小児及び思春期における注意欠如・多動症の世界的な有病率:メタ解析のアンブレラレビュー

J AFFECT DISORD, 339, 860-866, 2023 The Global Prevalence of Attention Deficit Hyperactivity Disorder in Children and Adolescents: An Umbrella Review of Meta-Analyses. Ayano, G., Demelash, S., Gizachew, Y., et al.

背景と目的

小児及び思春期における注意欠如・多動症(ADHD)の有病率について調査したメタ解析や系統的レビューが複数報告されている。有病率は報告によってバラつきが大きく,現状では3.4~14%と推定されている。バラつきの主な要因は地域的な問題であり,実際,ADHDの有病率は人種によって大きく異なることが報告されている。また,研究を行った年次や統計的手法などの研究間の方法論的な差異もバラつきに寄与している可能性がある。

本研究の目的は,これらのメタ解析や系統的レビューを統合したアンブレラレビューを行い,小児及び思春期におけるADHDの世界的な有病率について頑強性のあるエビデンスを提供することである。特に,性別,ADHDの亜型に分類した際の有病率の推定も行った。

方法

PubMedなどのデータベースを用いて,小児及び思春期のADHDの有病率について調べた観察研究の系統的レビュー及びメタ解析を抽出した。抽出の際,報告年による除外はしなかった。各研究の方法論的な質の評価にはAssessment of Multiple systematic reviews(AMSTAR)を使用した。

各研究で報告された有病率の異質性を考慮し,逆分散重みづけ及びランダム効果モデルを適応したメタ解析を行うことによりADHDの有病率を推定した。また,コクランのQ検定及びI2検定を適用し,研究ごとの異質性を評価した。最後に,サブグループ解析として,性別及びADHDの亜型(不注意型,多動型,混合型)に分類した。

結果

計13報の系統的レビュー及びメタ解析が抽出された。もとになった研究は588報で,サンプルサイズは計3,277,590名であった。AMSTARによる質の評価では,13報のうち3報(23.08%)が中等度,10報(76.92%)が高度であり,質が低度の研究は含まれていなかった。

有病率は,報告により3.4%から14%までとバラつきが認められたが,ランダム効果モデルを適応したメタ解析を行ったところ,プールされた有病率は8.0%[95%信頼区間(CI):6.0-10]であった。また,異質性の検定では,Q=55,944.61,I2=99.98(p<0.0001)と,異質性は有意であった。

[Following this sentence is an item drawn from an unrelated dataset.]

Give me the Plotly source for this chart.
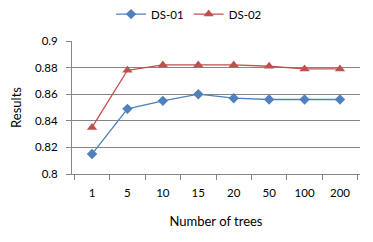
import plotly.graph_objects as go

categories = ["1", "5", "10", "15", "20", "50", "100", "200"]
ds01 = [0.815, 0.849, 0.855, 0.860, 0.857, 0.856, 0.856, 0.856]
ds02 = [0.835, 0.878, 0.882, 0.882, 0.882, 0.881, 0.879, 0.879]
y_tick_values = [0.8, 0.82, 0.84, 0.86, 0.88, 0.9]
y_tick_labels = ["0.8", "0.82", "0.84", "0.86", "0.88", "0.9"]

fig = go.Figure()
fig.add_trace(go.Scatter(x=categories, y=ds01, name="DS-01", mode="lines+markers",
                         line=dict(color="#4F81BD", width=1.3),
                         marker=dict(symbol="diamond", size=8, color="#4F81BD")))
fig.add_trace(go.Scatter(x=categories, y=ds02, name="DS-02", mode="lines+markers",
                         line=dict(color="#C0504D", width=1.3),
                         marker=dict(symbol="triangle-up", size=9, color="#C0504D")))

# page has an 8px body margin, so the figure is sized and placed to compensate
fig.update_layout(
    width=365, height=234,
    margin=dict(l=64, r=13, t=33, b=68, autoexpand=False),
    paper_bgcolor="white", plot_bgcolor="white",
    font=dict(family="Lato, Carlito, sans-serif", size=11.5, color="black"),
    legend=dict(orientation="h", xref="container", yref="container",
                x=0.496, xanchor="center", y=0.974, yanchor="middle",
                font=dict(size=11.5), itemwidth=30, tracegroupgap=0),
    xaxis=dict(type="category", showline=True, linecolor="#868686", linewidth=1,
               ticks="outside", tickson="boundaries", ticklen=5, tickcolor="#868686",
               showgrid=False, ticklabelstandoff=8,
               title=dict(text="Number of trees", font=dict(size=13), standoff=19)),
    yaxis=dict(range=[0.8, 0.9], tickmode="array", tickvals=y_tick_values, ticktext=y_tick_labels,
               showline=True, linecolor="#868686", linewidth=1,
               ticks="outside", ticklen=5, tickcolor="#868686", ticklabelstandoff=6,
               showgrid=True, gridcolor="#868686", gridwidth=1, zeroline=False,
               title=dict(text="Results", font=dict(size=13), standoff=12)),
)
fig.write_html("out.html")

性別で層別化したメタ解析では,男児(10%,95%CI:8-11%)は女児(5%,95%CI:4-7%)の2倍有病率が高かった。また,ADHDのサブグループ間では,不注意型(3%,95%CI:2.0-4%)が最多で,多動型(2.95%,95%CI:1.8-4%),混合型(2.44%,95%CI:1.5-3.5%)と続いた。

性別と亜型の関係でも,不注意型は男児(4.05%,95%CI:3.11-5.27%),女児(2.21%,95%CI:1.61-3.03%)の双方で,他の型より高い有病率であった。

考察

本研究は,小児及び思春期におけるADHDの世界的な有病率についてメタ統合解析を行った初の研究である。本研究を通じて,報告を行った地域により有病率の偏りがあること,性別あるいは亜型により有病率が異なること,もととなった研究のサンプル数が少ないメタ解析や系統的レビューほど有病率を低く算出する傾向があることが判明した。

本研究の強みは,経済的背景や人種などが異なる様々な地域の研究結果を量的に統合し世界的な有病率を算出したこと,ガイドラインに基づき頑強性のあるツールを用いて元論文の質を評価したこと,男女やADHDの亜型に分けて有病率を推定したこと,そして対象とした論文の大半は質が高度であったことである。

本研究から,小児や思春期におけるADHDの有病率は8%と高値であり,この年代のADHDの予防,早期発見,治療については優先的に対策を考える必要がある。